SpaceX is scheduled to start trading on Nasdaq under the ticker SPCX on Friday, and the crypto rails that plan to track it are set to go live in parallel.
According to The Defiant, SpaceX priced its IPO at $135 per share on Thursday, selling about 555.6 million shares for roughly $75 billion. The company’s share trading window is the anchor. The crypto products are the second leg.
The Defiant reports that the same day SpaceX begins trading, a stack of crypto-native tokenized-equity products will go live. These products are designed to mirror or redeem against SPCX, meaning the tokenized instruments aim to track the underlying listed equity rather than invent a brand-new claim on value.
What “tokenized equity that mirrors SPCX” implies
The headline promise is simple: tokenized assets linked to a specific public ticker. The hard part is operational.
“Mirror” claims usually require a working loop between on-chain token balances and off-chain exposure to the underlying asset. “Redeem” claims raise the stakes further. A redemption workflow has to specify who can redeem, against what, under what timing, and with which failure modes.
The Defiant’s framing is that these products are built to mirror or redeem against SPCX. That matters because without actual, tested plumbing, tokenized equity can become a price story instead of a claim story.
Coinciding launch means fewer excuses
Launching the token stack the same day as first exchange trading gives less time for hand-waving.
If the products are meant to track SPCX, then their initial days will test practical questions. Do they follow corporate action schedules? Do they keep redemption or minting functioning when liquidity thins? If there’s a gap between token flows and equity settlement, who eats the mismatch.
The Defiant is explicit about the simultaneity: Nasdaq trading Friday and the tokenized-equity stack going live the same day. That tight coupling is operational pressure. It also means any outage or settlement lag will show quickly.
Why the IPO price detail matters to token holders
Tokenized equity doesn’t live in a vacuum. It inherits the economics of the underlying.
The Defiant includes the IPO pricing number and size: $135 per share and about 555.6 million shares issued as part of an approximately $75 billion offering. Those figures set the scale for any mechanism that depends on share issuance, transfer, or redemption constraints.
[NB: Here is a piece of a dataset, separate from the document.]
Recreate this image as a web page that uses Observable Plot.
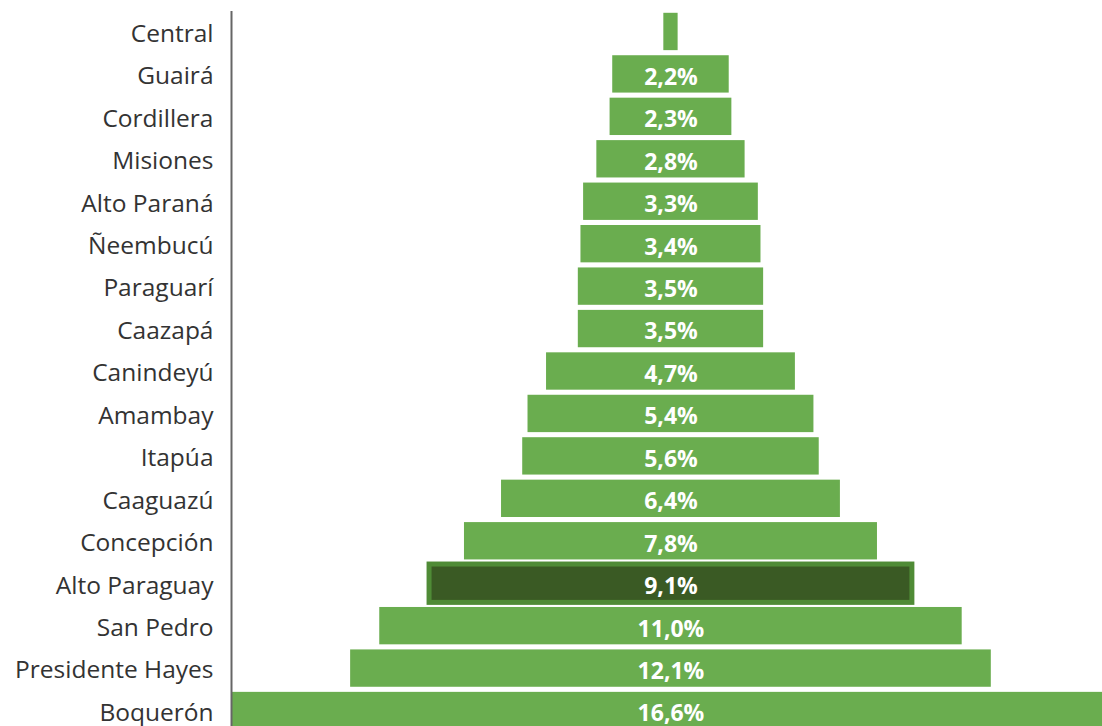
<!DOCTYPE html>
<html>
<head>
<meta charset="utf-8">
<script src="https://cdn.jsdelivr.net/npm/d3@7"></script>
<script src="https://cdn.jsdelivr.net/npm/@observablehq/plot@0.6"></script>
<style>
  html, body { margin: 0; padding: 0; background: #fff; overflow: hidden; }
  #chart svg { display: block; }
</style>
</head>
<body>
<div id="chart"></div>
<script>
const departamentos = ["Central","Guairá","Cordillera","Misiones","Alto Paraná","Ñeembucú","Paraguarí","Caazapá","Canindeyú","Amambay","Itapúa","Caaguazú","Concepción","Alto Paraguay","San Pedro","Presidente Hayes","Boquerón"];
const valores = [0.27, 2.2, 2.3, 2.8, 3.3, 3.4, 3.5, 3.5, 4.7, 5.4, 5.6, 6.4, 7.8, 9.1, 11.0, 12.1, 16.6];
const destacado = "Alto Paraguay";

const data = departamentos.map((d, i) => ({dep: d, v: valores[i]}));
const fmt = v => v.toFixed(1).replace(".", ",") + "%";

const plot = Plot.plot({
  width: 1102,
  height: 726,
  marginLeft: 231,
  marginRight: 0,
  marginTop: 11,
  marginBottom: 0,
  style: {fontFamily: "'Open Sans', sans-serif", background: "#fff"},
  x: {domain: [-8.3, 8.15], axis: null},
  y: {domain: departamentos, range: [7.7, 734.3], padding: 0.12, round: false, label: null},
  marks: [
    Plot.barX(data.filter(d => d.dep !== destacado), {
      y: "dep", x1: d => -d.v / 2, x2: d => d.v / 2, fill: "#6aad4f"
    }),
    Plot.barX(data.filter(d => d.dep === destacado), {
      y: "dep", x1: d => -d.v / 2, x2: d => d.v / 2, fill: "#3a5a24",
      stroke: "#4f8b36", strokeWidth: 5, inset: -0.5
    }),
    Plot.text(data.filter(d => d.v >= 1), {
      y: "dep", x: 0, text: d => fmt(d.v), fill: "#fff",
      fontSize: 23, fontWeight: "bold", dy: 3
    }),
    Plot.axisY({tickSize: 0, tickPadding: 18, fontSize: 24.5, color: "#333", label: null, dy: 2}),
    Plot.ruleX([-8.3], {stroke: "#666", strokeWidth: 2})
  ]
});
document.getElementById("chart").appendChild(plot);
</script>
</body>
</html>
If the redemption side depends on share availability, float timing, or custody arrangements, then the IPO’s structure affects the first week’s reality. Tokenized products that track SPCX still carry risks tied to the underlying equity market, even if the settlement is on-chain.
What to watch next, beyond the press release
The story that matters now is not the announcement. It’s execution.
Expect near-term scrutiny on whether the tokens truly behave like a mirror of SPCX across normal market conditions. Also expect attention on redemption feasibility during volatility. A tokenized “claim” is only as good as the process that honors it.
The Defiant’s key point is that this is not a generic token launch. It’s a public-market equity ticker paired with crypto-native products that aim to mirror or redeem against that ticker. That design can be legitimate. It can also be fragile.
The first test is operational uptime on launch day. The second test is whether the redemption story holds when traders, not engineers, put pressure on it.